- Requirements -
Select every line containing the word "draw" from the material, and copy those lines.

─── Recorded information

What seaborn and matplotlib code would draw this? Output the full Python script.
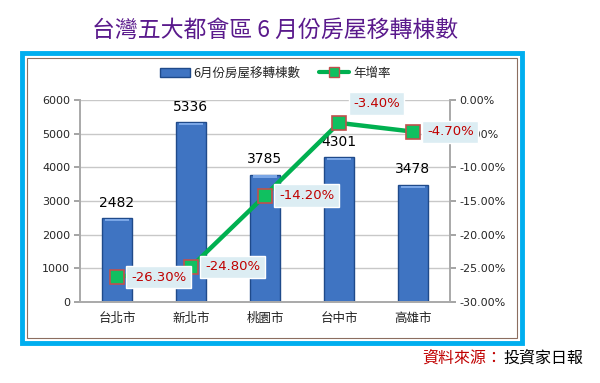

──────
─── Recorded information

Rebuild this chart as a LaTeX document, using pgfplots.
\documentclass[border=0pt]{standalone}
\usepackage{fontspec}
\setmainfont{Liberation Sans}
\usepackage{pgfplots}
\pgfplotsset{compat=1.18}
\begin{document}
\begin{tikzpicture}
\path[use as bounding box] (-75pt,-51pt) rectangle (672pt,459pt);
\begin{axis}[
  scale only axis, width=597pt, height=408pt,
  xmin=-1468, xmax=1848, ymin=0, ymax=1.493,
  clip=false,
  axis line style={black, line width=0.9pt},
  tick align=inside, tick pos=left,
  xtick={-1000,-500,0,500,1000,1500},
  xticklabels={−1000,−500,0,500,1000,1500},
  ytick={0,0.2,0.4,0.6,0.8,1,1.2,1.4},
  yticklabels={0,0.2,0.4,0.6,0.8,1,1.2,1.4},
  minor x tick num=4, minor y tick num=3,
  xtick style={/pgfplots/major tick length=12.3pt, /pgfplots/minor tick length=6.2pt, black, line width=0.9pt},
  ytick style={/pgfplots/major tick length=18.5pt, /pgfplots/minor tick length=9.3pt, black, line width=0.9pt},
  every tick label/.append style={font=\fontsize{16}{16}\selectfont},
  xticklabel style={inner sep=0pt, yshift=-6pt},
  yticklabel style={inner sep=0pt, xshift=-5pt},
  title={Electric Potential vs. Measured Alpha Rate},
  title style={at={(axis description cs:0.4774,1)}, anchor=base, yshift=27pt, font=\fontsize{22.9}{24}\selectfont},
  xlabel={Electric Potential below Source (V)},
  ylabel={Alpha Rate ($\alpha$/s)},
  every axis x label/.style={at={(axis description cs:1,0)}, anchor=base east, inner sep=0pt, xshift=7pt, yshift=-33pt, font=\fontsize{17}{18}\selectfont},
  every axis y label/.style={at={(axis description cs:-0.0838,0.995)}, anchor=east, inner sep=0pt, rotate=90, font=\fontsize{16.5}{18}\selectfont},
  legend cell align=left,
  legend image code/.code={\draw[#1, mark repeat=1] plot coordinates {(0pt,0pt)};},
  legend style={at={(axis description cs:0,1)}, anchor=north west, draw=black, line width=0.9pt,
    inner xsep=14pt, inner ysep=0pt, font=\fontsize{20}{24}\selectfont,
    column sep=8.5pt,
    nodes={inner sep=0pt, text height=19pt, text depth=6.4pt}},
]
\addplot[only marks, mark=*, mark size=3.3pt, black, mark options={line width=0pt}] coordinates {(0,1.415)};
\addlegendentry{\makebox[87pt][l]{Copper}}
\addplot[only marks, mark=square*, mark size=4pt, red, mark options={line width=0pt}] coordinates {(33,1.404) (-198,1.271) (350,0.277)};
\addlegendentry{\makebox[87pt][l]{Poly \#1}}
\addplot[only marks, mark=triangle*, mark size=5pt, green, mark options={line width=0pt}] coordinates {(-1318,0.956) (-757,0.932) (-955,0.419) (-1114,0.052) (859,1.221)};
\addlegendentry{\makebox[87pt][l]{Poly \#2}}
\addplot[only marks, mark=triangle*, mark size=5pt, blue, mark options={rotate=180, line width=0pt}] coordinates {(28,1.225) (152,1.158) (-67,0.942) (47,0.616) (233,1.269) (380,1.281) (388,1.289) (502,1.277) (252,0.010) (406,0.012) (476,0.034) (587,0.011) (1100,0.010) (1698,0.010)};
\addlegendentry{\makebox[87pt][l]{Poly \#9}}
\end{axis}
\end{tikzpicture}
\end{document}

──────

- Answer in full -
What seaborn and matplotlib code would draw this? Output the full Python script.
  legend image code/.code={\draw[#1, mark repeat=1] plot coordinates {(0pt,0pt)};},
  legend style={at={(axis description cs:0,1)}, anchor=north west, draw=black, line width=0.9pt,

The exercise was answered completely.